→ **Exercise goal**: Include the line containing "series_widths = [1.6, 2.6]" and all lines before it, repeated exactly from the listing below, without pictures.

→ **Dataset section**:
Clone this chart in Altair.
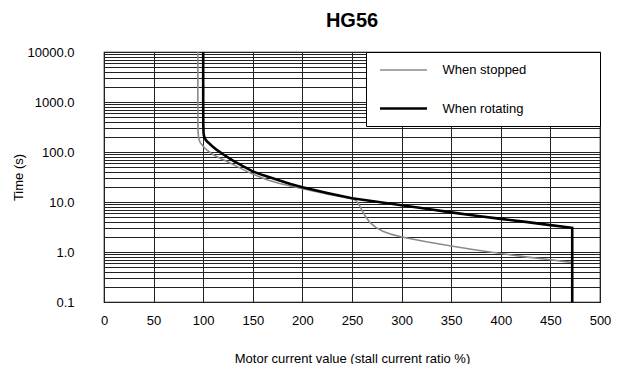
import altair as alt
import pandas as pd

# ---- data ----
series_names = ["When stopped", "When rotating"]
series_colors = ["#8a8a8a", "#000000"]
series_widths = [1.6, 2.6]

stopped_x = [94.6, 94.6, 94.7, 94.9, 95.3, 96.0, 97.2, 99.2, 101.5, 104.2, 107.5, 111,
             117.6, 125, 134.4, 145, 154.6, 165, 177, 199, 227, 250, 252, 254,
             256, 258, 261, 264, 268, 274, 281, 290, 300, 325, 350, 375,
             400, 425, 450, 471]
stopped_y = [10000, 1000, 300, 240, 200, 172, 152, 136, 120, 108, 96, 86,
             74, 63, 51, 40, 33, 27.5, 23.5, 18.6, 14.2, 11.7, 11.3, 10.6,
             9.6, 8.2, 6.3, 5.0, 3.9, 3.1, 2.6, 2.25, 2.0, 1.6, 1.32, 1.1,
             0.93, 0.8, 0.7, 0.62]

rotating_x = [100, 100, 100.1, 100.3, 100.7, 101.5, 102.8, 104.5, 106.5, 109.5, 113, 120,
              130, 140, 150, 160, 177, 188, 200, 225, 250, 275, 300, 325,
              350, 375, 400, 425, 450, 472, 472]
rotating_y = [10000, 1000, 350, 250, 214, 190, 172, 158, 146, 128, 113, 90,
              67, 52, 41, 34.5, 27, 23, 19.7, 15.2, 11.9, 10.1, 8.6, 7.3,
              6.2, 5.3, 4.6, 4.0, 3.45, 3.05, 0.1]

x_ticks = [0, 50, 100, 150, 200, 250, 300, 350, 400, 450, 500]
y_labels = [0.1, 1, 10, 100, 1000, 10000]
y_grid = sorted({round(m * d, 1) for d in y_labels[:-1] for m in range(1, 10)} | {10000})

rows = []
for name, xs, ys in [(series_names[0], stopped_x, stopped_y),
                     (series_names[1], rotating_x, rotating_y)]:
    for i, (xv, yv) in enumerate(zip(xs, ys)):
        rows.append({"series": name, "current": xv, "time": yv, "idx": i})
df = pd.DataFrame(rows)

font = "Liberation Sans"

# horizontal stroke symbol; the zero-length segment far right (draws nothing)
# widens the legend frame to the plot's right edge
legend_def = alt.Legend(
    title=None, orient="none", legendX=262, legendY=0,
    fillColor="white", strokeColor="black", padding=10,
    symbolType="M-3.36,0H3.36M25.9,0H25.9", symbolSize=196, symbolOffset=19,
    labelOffset=30.5, labelFontSize=13, labelFont=font, labelColor="black",
    rowPadding=23, labelLimit=400,
)

y_label_expr = ("indexof([0.1,1,10,100,1000,10000], datum.value) >= 0 ? "
                "format(datum.value, '.1f') : ''")

chart = alt.Chart(df).mark_line(clip=True).encode(
    x=alt.X("current:Q",
            scale=alt.Scale(domain=[0, 500], nice=False, zero=False),
            axis=alt.Axis(values=x_ticks, title="Motor current value (stall current ratio %)",
                          grid=True, gridColor="#222222", gridWidth=1, domain=False, ticks=False,
                          labelPadding=12, labelFontSize=13, labelFont=font, labelColor="black",
                          labelFlush=False, labelOverlap=False,
                          titleFont=font, titleFontSize=13, titleFontWeight="normal",
                          titleColor="black", titleY=56, titleBaseline="middle")),
    y=alt.Y("time:Q",
            scale=alt.Scale(type="log", domain=[0.1, 10000], nice=False),
            axis=alt.Axis(values=y_grid, labelExpr=y_label_expr, title="Time (s)",
                          grid=True, gridColor="#222222", gridWidth=1, domain=False, ticks=False,
                          labelPadding=30, labelFontSize=13, labelFont=font, labelColor="black",
                          labelFlush=False, labelOverlap=False, labelBaseline="middle",
                          titleFont=font, titleFontSize=13, titleFontWeight="normal",
                          titleColor="black", titleX=-86, titleY=125, titleBaseline="middle",
                          titleAlign="center")),
    color=alt.Color("series:N", scale=alt.Scale(domain=series_names, range=series_colors),
                    legend=legend_def),
    strokeWidth=alt.StrokeWidth("series:N", scale=alt.Scale(domain=series_names, range=series_widths),
                                legend=legend_def),
    order=alt.Order("idx:Q"),
).properties(
    width=496, height=250,
    title=alt.Title("HG56", fontSize=20, fontWeight="bold", font=font, anchor="middle",
                    baseline="bottom", offset=-5, color="black"),
    padding={"left": 96, "top": 44, "right": 14, "bottom": 62},
    autosize=alt.AutoSizeParams(type="none"),
).configure_view(stroke="black", strokeWidth=1.2)

chart.save("out.html", embed_options={"renderer": "svg", "actions": False})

→ **Solution to the exercise**:
Clone this chart in Altair.
import altair as alt
import pandas as pd

# ---- data ----
series_names = ["When stopped", "When rotating"]
series_colors = ["#8a8a8a", "#000000"]
series_widths = [1.6, 2.6]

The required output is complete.